Employee training is often disconnected from on-the-job performance expectations. This article explains what strategies L&D teams can use to maximize knowledge acquisition, practice, and application to bridge that gap.
Despite well-designed programs, training often sits apart from the reality of day-to-day work. Employees may learn concepts in controlled, structured environments but struggle to translate them into situations filled with ambiguity, competing priorities, and unexpected variables. Without opportunities to practice, receive feedback, and iterate, new knowledge fades quickly and never becomes embedded in behavior.
Another common gap is misalignment. Training may describe tools or processes without linking them clearly to job expectations, metrics, or business goals. As a result, employees complete courses but do not understand how the learning supports actual performance, and managers do not reinforce it.
Today’s business environment is moving at such a pace that the most important skill for employers to develop in their workforce is the ability to learn in the flow of work and find ways to creatively apply that new knowledge.
To shift from content delivery to performance improvement, L&D teams need to design learning experiences that begin with the desired business outcome. This requires close collaboration with leaders to define purpose, behavioral expectations, and the challenging work conditions employees face. When learning is tied directly to these outcomes, employees understand the reason for the training and see how it affects their own performance.
L&D must also position itself as a performance partner rather than a content producer. This means building a support system that includes coaching, job aids, on-demand help, practice opportunities, and timely feedback. These elements ensure that employees can apply learning continuously and with confidence.
Most employee training teams are great at producing and delivering content. In fact, it’s usually not a lack of content that teams struggle with. What they struggle with is creating learning opportunities that drive enhanced employee performance. The other challenge is that while employee training programs should be designed to solve problems, they often simply describe new tools or processes.
L&D teams should not expect traditional employee training solutions to solve the latest problems without considering their impact on actual performance. Current learning solutions present information with little to no opportunity for practice, feedback, or iteration and thus lack true impact to employee performance. Employees are expected to consume decontextualized content in a sterile learning environment and apply it in situations that are often confusing and ambiguous.
Employee performance, when driven by training, should also drive business performance.
Employee training tactics need to align to corporate strategies and goals, developing skills in employees that they can immediately apply on the job. In the past, corporations could hire skills, but as the pace of change continues to accelerate, it’s clear that a robust learning and application program is essential for business success. As L&D teams build training solutions that drive performance, they enable employees to thrive.
A shift in strategy is required to drive performance by supporting employee training in a cycle of knowledge acquisition, deliberate practice, and knowledge application.
This should be an iterative process where employees obtain new information, practice what they’ve learned with feedback and coaching, apply what they’ve learned on the job, and then go back for additional learning (and the cycle continues).
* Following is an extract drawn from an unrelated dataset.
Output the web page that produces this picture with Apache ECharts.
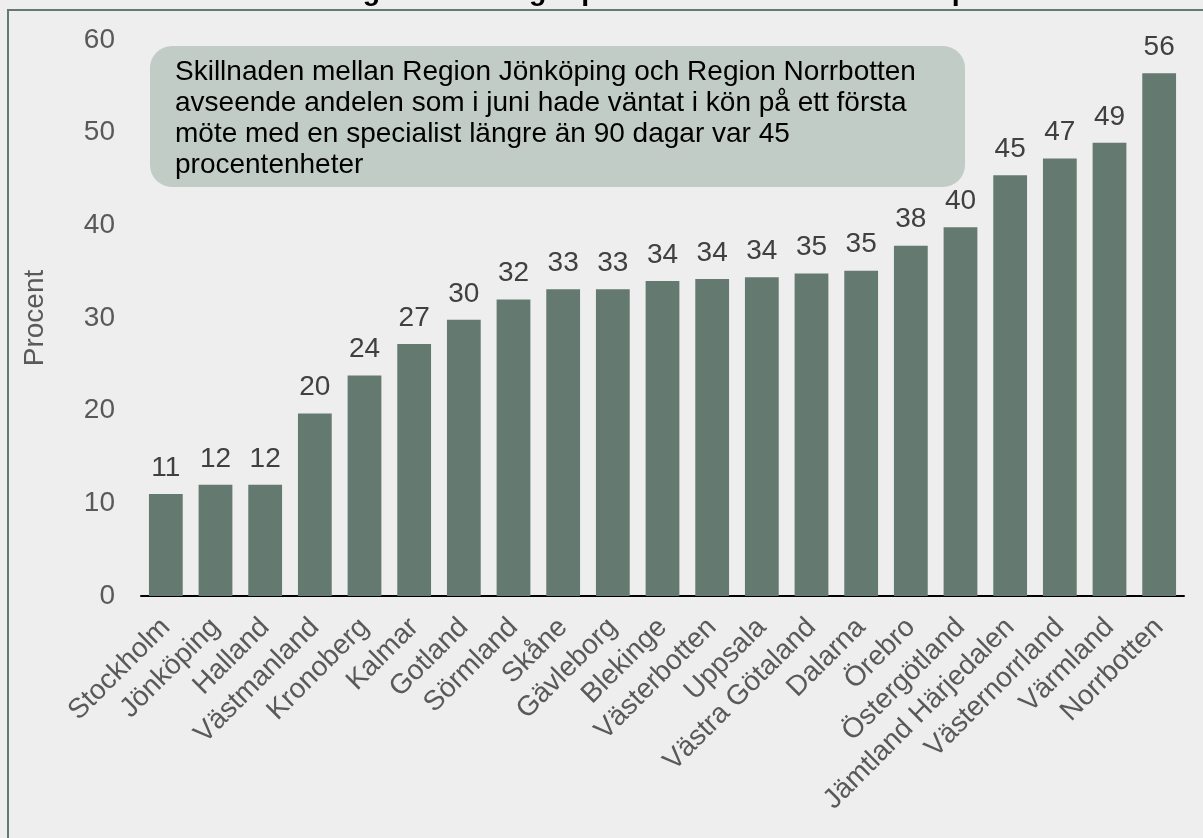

This creates a succession of continuous and never-ending enhanced performance for employees and outcomes for employers.
In this cycle, learning comes to mean the following things have happened: Employees have acquired new information, practiced it, and applied it.

NOTE: Vital to this formula is the practice of coaching. Employees need feedback during the practice and application of new knowledge.
Coaching accelerates skill adoption by helping employees recognize missteps early, interpret feedback, and adjust their approach. During practice, coaches prevent incorrect behaviors from becoming habits. During application, they help employees navigate work scenarios that are often more complex than training environments.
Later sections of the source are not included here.